There is one fact that cannot be denied when studying this question and that is, whoever the writer is, if not Paul, he is deeply immersed into Paul. Moses Stuart puts it best:

…there is a peculiarity of representation so distinctly marked here, so exclusively Pauline in manner, that if Paul himself did not write the epistle to the Hebrews, it must have been someone, who had drunk in so deeply of his instructions, as to become the very image of the fountain whence he drew.[4

I would like to go a step further and state that it is reasonable to assume that St. Paul is the writer of this letter.  Let me offer external reasons for Pauline authorship, internal reasons, and then conclude this discussion by answering some objections.

Why is it important to hold to Pauline authorship? We know it’s not an issue of orthodoxy, so why all the fuss?
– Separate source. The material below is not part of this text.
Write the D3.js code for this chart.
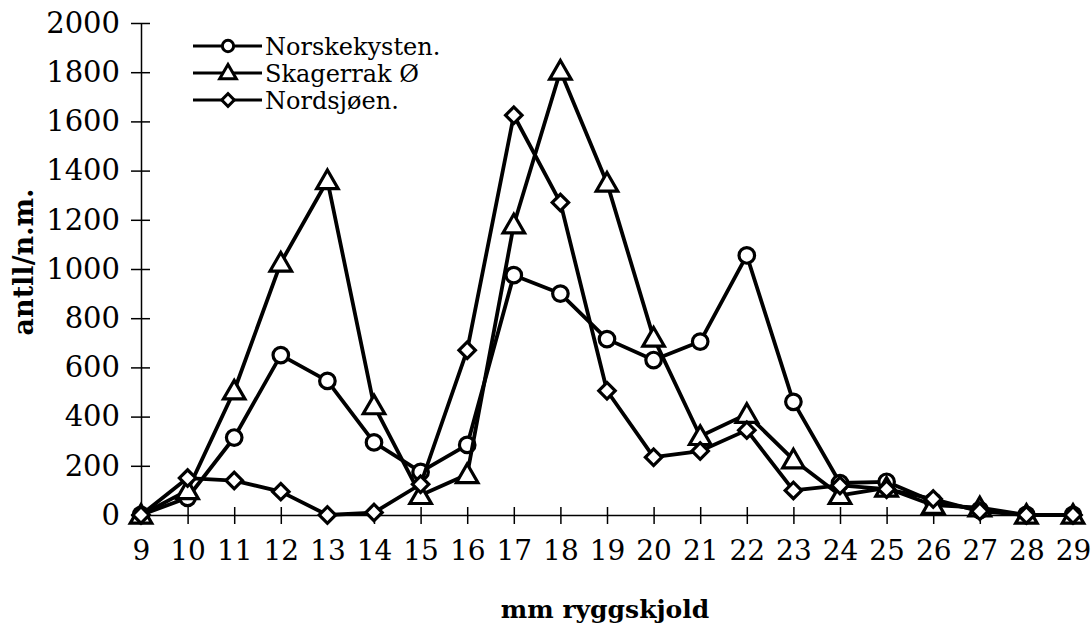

Before we deal with the evidence, here are three reasons why I think it is important to accept Pauline authorship of Hebrews:

Paul_de_tarse_rembrandta)      It brings greater coherence to Paul’s writings. In other words, if Paul wrote Hebrews we begin to see how much more Paul’s life and context shaped the New Testament writings.

b)      Secondly, we will honor the majority of Church scholarship who overwhelmingly believe Paul wrote Hebrews.

c)      Finally, reading Hebrews as Paul’s letter affirms the extent of Paul’s understanding of the ancient world in his other 13 writings. Hebrews is not beyond the intellectual capacity of Paul.

In tomorrow’s post, I will discuss the external evidence for Pauline authorship.


[1] Eusebius, Ecclesiastical History 6.25.

[2] Of course, in all these cases there is plenty of solid informed speculation.

[3] W. Gary Crampton, Hebrews: Who is the author? I owe much of this study to Crampton’s excellent article. The article can be found at this link: http://www.fpcr.org/blue_banner_articles/Who-Wrote-Hebrews.htm

[4] Moses Stuart, A Commentary on the Epistle to the Hebrews (London: William Tegg  and Company, 1850) 128.